The California Consumer Privacy Act (CCPA) went into effect on January, 1st 2020. It was the latest step compliance officers have taken into the realm of data privacy—but by no means will be the last. So let’s examine the rise of data privacy as a concern for corporate compliance officers, and what the arrival of the CCPA (and other consumer privacy laws) means for compliance officers (and how they perform their roles).
The Importance of the CCPA
First, the CCPA is important not just because it imposes a bevy of compliance obligations on companies subject to the law (although it certainly does that). The CCPA is also important for what it represents conceptually: the arrival of European-style data privacy in the United States, where personal information is property that belongs to the consumer, which companies must handle with a certain duty of care.
That makes privacy compliance a much more complex challenge. Companies need to think more about what’s best for the consumer as you handle personal data, as well as how to accommodate the consumer and the rights he or she might exercise under various privacy laws.
In short, businesses need to make a “culture of privacy” more of a priority, in much the same way anti-corruption regulators stressed the importance of a culture of compliance in the 2010s. A culture of privacy and security will be the watchword for the 2020s.
That’s the larger significance of the CCPA (and its European cousin, the EU General Data Protection Regulation) for compliance officers.

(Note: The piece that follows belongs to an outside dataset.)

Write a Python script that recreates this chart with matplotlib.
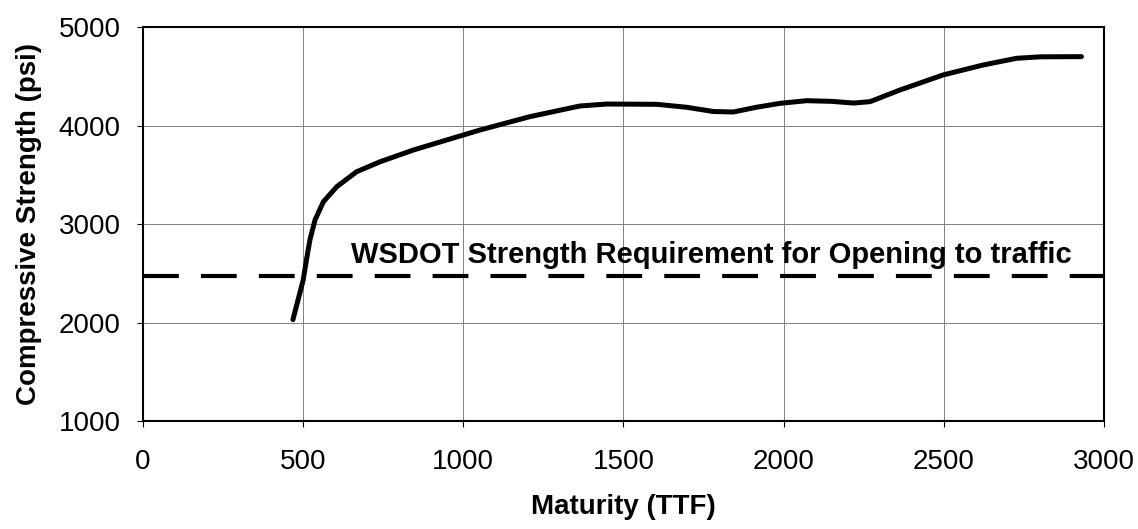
import numpy as np
import matplotlib.pyplot as plt

plt.rcParams['font.family'] = ['Liberation Sans', 'DejaVu Sans']

maturity = [468, 484, 500, 511, 521, 537, 563, 605, 667, 740, 844, 948, 1052, 1208,
            1364, 1448, 1604, 1697, 1781, 1843, 1915, 1989, 2072, 2150, 2218, 2270,
            2363, 2498, 2623, 2727, 2800, 2930]
strength = [2030, 2230, 2431, 2650, 2838, 3041, 3226, 3379, 3531, 3632, 3751, 3853, 3954, 4090,
            4198, 4218, 4215, 4185, 4142, 4137, 4185, 4225, 4252, 4245, 4228, 4242,
            4360, 4513, 4614, 4682, 4697, 4699]

requirement = 2470
req_label = "WSDOT Strength Requirement for Opening to traffic"

fig = plt.figure(figsize=(11.38, 5.29), dpi=100)
ax = fig.add_axes([0.1257, 0.204, 0.8443, 0.745])

ax.plot(maturity, strength, color='black', lw=3.6, solid_capstyle='round',
        solid_joinstyle='round', zorder=3)
ax.plot([0, 3000], [requirement, requirement], color='black', lw=3.0,
        dashes=(8.6, 5.3), zorder=2)
ax.text(648, 2600, req_label, fontsize=21, fontweight='bold',
        ha='left', va='baseline')

ax.set_xlim(0, 3000)
ax.set_ylim(1000, 5000)
ax.set_xticks(np.arange(0, 3001, 500))
ax.set_yticks(np.arange(1000, 5001, 1000))
ax.grid(True, color='#808080', lw=0.7)
ax.set_axisbelow(True)
for s in ax.spines.values():
    s.set_linewidth(1.5)
ax.tick_params(labelsize=20, length=4, width=0.8)
ax.tick_params(axis='x', pad=16)
ax.tick_params(axis='y', pad=12)

ax.set_xlabel("Maturity (TTF)", fontsize=20, fontweight='bold', labelpad=14)
ax.set_ylabel("Compressive Strength (psi)", fontsize=20, fontweight='bold', labelpad=12)

fig.savefig("out.png", dpi=100)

It’s going to force deeper changes in business processes, policies, and corporate awareness of privacy—and any time we talk about changes in policy, procedure, and corporate culture, the compliance function is crucial to that.
Now let’s get more practical.
Compliance Capabilities for the CCPA
Compliance with the California Consumer Privacy Act is about a company’s ability to know what personal data it has, to track which third parties access data, and to deliver the rights consumers have under the CCPA.
When you translate those goals into capabilities that the company must have to get the job done, several emerge as the most important.
1. Data Management
The CCPA includes a list of specific types of information within the scope of the law—names, email addresses, photos, audio recordings, Internet search history, biometric data, and more—plus the catch-all “any information that can reasonably be associated” with a specific person.
So the most fundamental compliance capability is simply to understand what personal data your company collects. Where does that data enter your extended enterprise? What business processes touch it? What third parties touch it? Where is the data stored?
CCPA compliance means that the compliance function has visibility into those issues. Perhaps that wasn’t the case previously if your organization had low data privacy risks. Those days are fading fast. Businesses will need better data management capabilities, and compliance will need to understand those capabilities to assure that they meet the obligations the CCPA imposes.
2. Assessment and Monitoring of Third Parties.
Oversight of third parties is not a new capability per se, but the CCPA pushes the need for that capability to new heights.
For example, the CCPA draws a distinction between “service providers” and other third parties. A service provider receives personal data from your business as part of a written contract, to execute a specific task for you: write a legal brief, host a website, run payroll, and so forth. The CCPA exempts service providers from its provisions but sets out a list of criteria those parties must meet to qualify as service providers. Otherwise, they are third parties in the “normal” sense of the term, where the CCPA does apply.
We are experiencing the early days of CCPA compliance, this point is important—but also confusing. This means compliance functions will need to sharpen their assessment of third parties, to understand the exact business relationship and assure that it meets all the criteria for service providers. Again, the CCPA pushes the compliance function further into business operations, so the CCO can understand how to achieve CCPA compliance.
3. Building CCPA-Compliance Business Processes
Remember, the CCPA gives California residents certain rights to their personal data. The company must figure out how to let California residents fulfill those rights—and how to do so in a way that doesn’t create more problems than it solves.
For example, under the CCPA consumers have a right to see the data that a company has collected about them. So companies need to devise policies and procedures to fulfill that right: a way for consumers to submit the request, procedures to identify all the relevant data, and a way to present that list of data back to the consumer.
Well, security specialists have already identified bogus data access requests—where hackers pretend to be someone asking to see his data and dupe a company into sharing it—as a threat. So companies will need to be aware of that threat, and build identity-confirmation controls into their access request procedures.
Likewise, consumers can ask for companies to delete their personal data, but companies can’t delete data that might be part of a law enforcement investigation. So you’ll need procedures to confirm which data can or can’t be deleted.
What CCPA Means for Compliance Officers
Those are only three capabilities a company will need to develop to achieve CCPA compliance; we could discuss many more. Fundamentally, the CCPA will require the compliance function to get more involved in structuring business processes, since so many business processes now involve at least some processing of personal data—and achieving CCPA compliance is about handling personal data with proper care, at all times.